_Instructions for the task:_
Repeat everything from the first line of the listing below through the line that contains "from matplotlib.patches import", exactly. Leave out pictures.
==*==
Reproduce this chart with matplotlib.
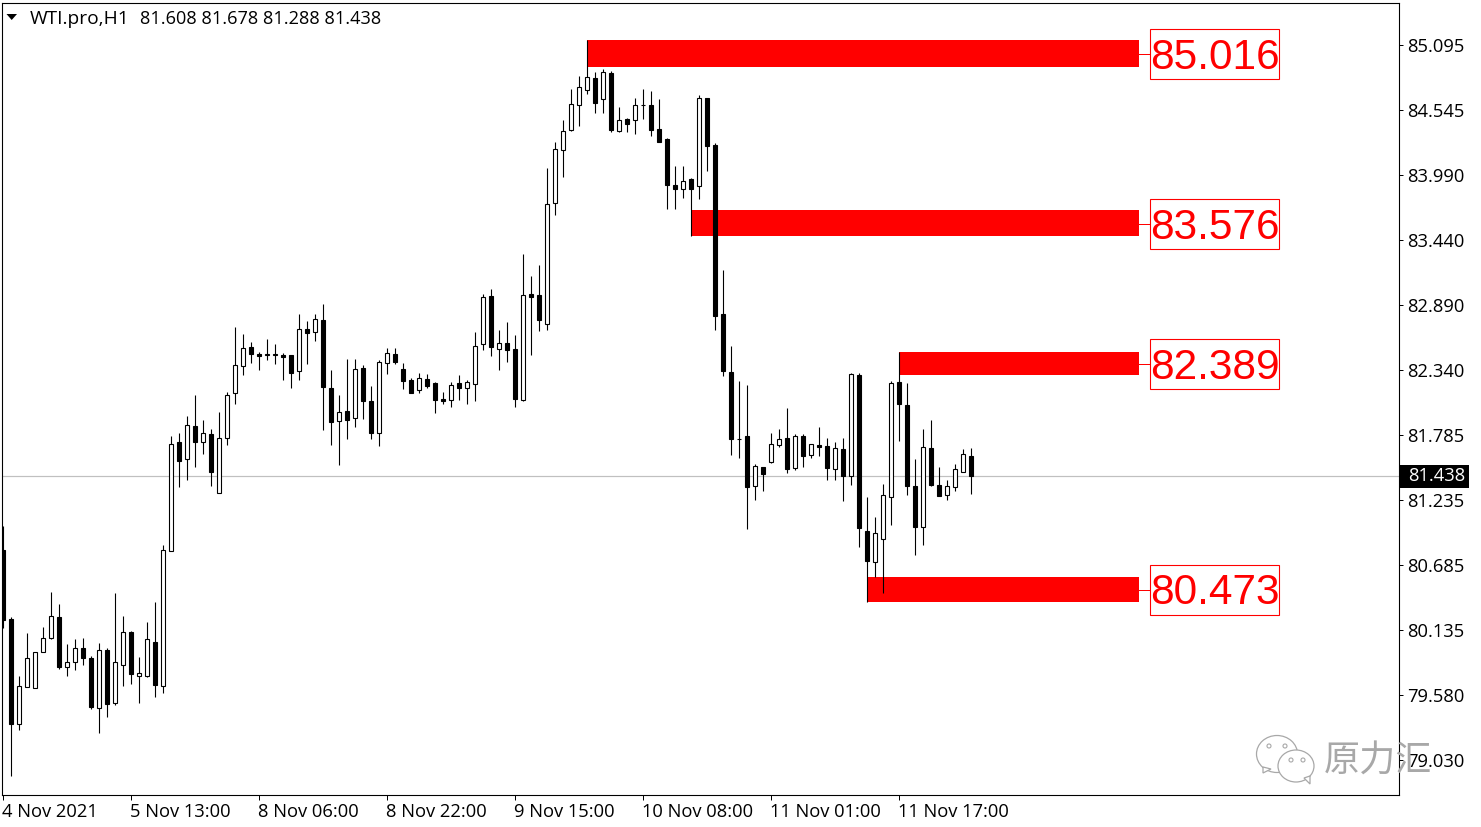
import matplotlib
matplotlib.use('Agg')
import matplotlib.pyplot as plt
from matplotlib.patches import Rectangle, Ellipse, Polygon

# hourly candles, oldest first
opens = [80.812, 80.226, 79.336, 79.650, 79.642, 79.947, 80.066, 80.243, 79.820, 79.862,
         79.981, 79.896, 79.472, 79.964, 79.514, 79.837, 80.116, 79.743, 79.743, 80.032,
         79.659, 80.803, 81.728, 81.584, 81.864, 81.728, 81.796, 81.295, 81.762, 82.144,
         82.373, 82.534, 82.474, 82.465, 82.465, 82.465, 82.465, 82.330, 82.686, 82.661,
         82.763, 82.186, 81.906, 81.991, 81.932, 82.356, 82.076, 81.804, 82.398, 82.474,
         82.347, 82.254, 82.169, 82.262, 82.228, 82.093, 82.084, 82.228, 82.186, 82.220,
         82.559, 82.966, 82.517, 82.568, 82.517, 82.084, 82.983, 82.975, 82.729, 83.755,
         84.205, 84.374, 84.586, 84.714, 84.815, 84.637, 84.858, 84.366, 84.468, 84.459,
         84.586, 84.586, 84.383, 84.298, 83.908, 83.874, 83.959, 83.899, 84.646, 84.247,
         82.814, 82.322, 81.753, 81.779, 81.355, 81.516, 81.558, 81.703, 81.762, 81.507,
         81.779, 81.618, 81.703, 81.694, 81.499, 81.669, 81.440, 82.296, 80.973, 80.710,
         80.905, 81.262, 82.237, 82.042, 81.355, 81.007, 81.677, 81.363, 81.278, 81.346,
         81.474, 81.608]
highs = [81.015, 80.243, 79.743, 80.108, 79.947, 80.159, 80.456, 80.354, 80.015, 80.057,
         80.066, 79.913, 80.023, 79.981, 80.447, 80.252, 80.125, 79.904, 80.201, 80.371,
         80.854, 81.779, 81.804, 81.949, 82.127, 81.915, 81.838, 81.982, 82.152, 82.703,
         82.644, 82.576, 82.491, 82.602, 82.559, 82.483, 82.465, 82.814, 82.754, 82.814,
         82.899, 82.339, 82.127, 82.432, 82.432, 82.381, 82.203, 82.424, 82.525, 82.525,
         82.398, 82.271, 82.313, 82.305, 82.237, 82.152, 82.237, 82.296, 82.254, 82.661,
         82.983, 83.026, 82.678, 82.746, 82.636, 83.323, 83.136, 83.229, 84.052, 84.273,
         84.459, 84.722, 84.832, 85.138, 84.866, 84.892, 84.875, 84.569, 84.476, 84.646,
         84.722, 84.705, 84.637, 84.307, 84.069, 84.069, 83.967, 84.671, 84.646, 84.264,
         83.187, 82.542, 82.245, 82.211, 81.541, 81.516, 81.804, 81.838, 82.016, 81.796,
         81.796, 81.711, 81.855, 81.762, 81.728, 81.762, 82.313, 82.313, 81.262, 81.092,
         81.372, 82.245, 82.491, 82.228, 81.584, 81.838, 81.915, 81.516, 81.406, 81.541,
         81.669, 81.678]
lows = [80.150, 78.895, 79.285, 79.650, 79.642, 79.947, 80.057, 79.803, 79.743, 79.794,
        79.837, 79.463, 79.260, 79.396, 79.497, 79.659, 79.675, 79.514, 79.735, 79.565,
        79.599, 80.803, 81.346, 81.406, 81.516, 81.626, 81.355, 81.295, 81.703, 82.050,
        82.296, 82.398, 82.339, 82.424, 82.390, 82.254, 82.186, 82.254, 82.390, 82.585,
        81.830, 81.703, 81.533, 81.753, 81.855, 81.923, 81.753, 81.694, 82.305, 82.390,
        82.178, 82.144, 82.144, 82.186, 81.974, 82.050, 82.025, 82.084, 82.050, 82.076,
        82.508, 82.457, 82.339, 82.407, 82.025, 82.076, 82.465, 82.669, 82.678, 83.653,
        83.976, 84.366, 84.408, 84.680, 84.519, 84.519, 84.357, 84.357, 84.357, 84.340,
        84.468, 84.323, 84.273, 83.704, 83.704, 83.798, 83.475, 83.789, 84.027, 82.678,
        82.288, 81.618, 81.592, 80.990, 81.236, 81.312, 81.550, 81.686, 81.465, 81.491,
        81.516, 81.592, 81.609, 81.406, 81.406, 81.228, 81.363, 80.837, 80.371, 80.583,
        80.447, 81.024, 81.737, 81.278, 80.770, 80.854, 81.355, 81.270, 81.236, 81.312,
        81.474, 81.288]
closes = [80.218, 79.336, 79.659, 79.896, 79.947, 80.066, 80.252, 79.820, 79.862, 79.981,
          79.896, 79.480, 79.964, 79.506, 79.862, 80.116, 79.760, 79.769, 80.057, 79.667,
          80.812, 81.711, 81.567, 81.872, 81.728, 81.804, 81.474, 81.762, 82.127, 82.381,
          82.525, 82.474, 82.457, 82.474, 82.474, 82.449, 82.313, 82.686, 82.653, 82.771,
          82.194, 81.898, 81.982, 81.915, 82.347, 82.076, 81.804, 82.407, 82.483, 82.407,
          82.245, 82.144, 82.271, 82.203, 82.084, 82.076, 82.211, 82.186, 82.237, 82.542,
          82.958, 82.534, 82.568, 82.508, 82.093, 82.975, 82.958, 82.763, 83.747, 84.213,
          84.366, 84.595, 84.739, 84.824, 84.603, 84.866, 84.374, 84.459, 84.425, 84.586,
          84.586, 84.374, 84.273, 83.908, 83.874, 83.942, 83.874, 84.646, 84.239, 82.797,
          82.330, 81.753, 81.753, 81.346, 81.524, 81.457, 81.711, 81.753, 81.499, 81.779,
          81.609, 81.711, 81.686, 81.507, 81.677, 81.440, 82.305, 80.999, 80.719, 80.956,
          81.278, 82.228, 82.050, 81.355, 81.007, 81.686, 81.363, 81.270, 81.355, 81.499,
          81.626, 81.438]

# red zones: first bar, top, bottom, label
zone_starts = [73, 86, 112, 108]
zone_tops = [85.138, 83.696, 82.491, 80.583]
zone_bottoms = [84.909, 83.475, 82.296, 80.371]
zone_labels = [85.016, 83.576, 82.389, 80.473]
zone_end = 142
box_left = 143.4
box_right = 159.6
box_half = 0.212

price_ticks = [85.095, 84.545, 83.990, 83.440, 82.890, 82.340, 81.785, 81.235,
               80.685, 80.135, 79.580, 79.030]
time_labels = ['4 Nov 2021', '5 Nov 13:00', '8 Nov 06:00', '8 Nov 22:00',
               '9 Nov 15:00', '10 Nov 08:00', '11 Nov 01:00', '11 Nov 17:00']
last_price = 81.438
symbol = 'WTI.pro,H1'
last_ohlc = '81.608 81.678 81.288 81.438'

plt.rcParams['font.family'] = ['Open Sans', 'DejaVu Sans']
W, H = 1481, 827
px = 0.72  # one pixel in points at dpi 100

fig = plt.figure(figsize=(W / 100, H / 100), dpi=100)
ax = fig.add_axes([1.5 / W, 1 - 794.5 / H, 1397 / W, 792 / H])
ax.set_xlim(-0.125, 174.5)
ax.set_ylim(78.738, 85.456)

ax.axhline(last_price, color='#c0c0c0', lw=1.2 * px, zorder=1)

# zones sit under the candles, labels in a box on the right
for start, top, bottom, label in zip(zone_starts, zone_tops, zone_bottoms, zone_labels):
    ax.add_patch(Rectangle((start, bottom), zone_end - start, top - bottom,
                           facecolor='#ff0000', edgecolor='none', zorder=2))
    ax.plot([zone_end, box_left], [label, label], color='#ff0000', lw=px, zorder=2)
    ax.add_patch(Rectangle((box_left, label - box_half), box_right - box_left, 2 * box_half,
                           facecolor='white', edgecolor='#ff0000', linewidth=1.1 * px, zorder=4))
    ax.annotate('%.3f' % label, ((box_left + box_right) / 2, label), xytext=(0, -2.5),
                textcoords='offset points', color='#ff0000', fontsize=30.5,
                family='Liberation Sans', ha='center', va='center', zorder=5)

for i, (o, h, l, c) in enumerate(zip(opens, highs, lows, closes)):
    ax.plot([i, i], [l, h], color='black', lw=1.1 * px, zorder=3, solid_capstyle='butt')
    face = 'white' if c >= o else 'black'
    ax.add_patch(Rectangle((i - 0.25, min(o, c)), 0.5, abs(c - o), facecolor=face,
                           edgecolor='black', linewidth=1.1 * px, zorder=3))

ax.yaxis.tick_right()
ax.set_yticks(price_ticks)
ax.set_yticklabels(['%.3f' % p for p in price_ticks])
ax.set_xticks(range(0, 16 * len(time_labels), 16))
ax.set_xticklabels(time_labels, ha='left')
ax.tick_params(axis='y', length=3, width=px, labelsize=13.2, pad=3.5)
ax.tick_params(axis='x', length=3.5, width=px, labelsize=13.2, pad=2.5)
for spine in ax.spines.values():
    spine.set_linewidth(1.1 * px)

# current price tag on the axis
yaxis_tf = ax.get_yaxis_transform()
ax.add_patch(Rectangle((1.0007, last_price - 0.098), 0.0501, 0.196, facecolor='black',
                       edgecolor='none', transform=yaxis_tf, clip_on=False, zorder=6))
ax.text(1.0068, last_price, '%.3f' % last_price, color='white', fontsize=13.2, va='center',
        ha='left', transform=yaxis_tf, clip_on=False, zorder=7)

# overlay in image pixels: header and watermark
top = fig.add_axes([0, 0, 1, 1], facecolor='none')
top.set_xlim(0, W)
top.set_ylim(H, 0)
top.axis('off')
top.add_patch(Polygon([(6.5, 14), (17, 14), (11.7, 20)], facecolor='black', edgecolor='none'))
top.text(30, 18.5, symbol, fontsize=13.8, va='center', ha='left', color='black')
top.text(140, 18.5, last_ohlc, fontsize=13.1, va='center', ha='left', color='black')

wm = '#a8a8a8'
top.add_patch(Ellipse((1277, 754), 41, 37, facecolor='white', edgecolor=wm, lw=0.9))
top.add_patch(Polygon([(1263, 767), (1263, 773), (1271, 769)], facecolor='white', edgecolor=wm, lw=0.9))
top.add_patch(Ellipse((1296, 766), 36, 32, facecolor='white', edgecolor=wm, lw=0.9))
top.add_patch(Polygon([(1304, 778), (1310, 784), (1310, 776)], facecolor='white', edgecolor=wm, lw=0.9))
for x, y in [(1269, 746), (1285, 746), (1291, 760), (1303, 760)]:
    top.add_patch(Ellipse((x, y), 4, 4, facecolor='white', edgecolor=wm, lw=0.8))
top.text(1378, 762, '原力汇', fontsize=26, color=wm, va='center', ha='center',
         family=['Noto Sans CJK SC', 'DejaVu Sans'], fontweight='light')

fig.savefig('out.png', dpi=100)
==*==
_Correct response:_
Reproduce this chart with matplotlib.
import matplotlib
matplotlib.use('Agg')
import matplotlib.pyplot as plt
from matplotlib.patches import Rectangle, Ellipse, Polygon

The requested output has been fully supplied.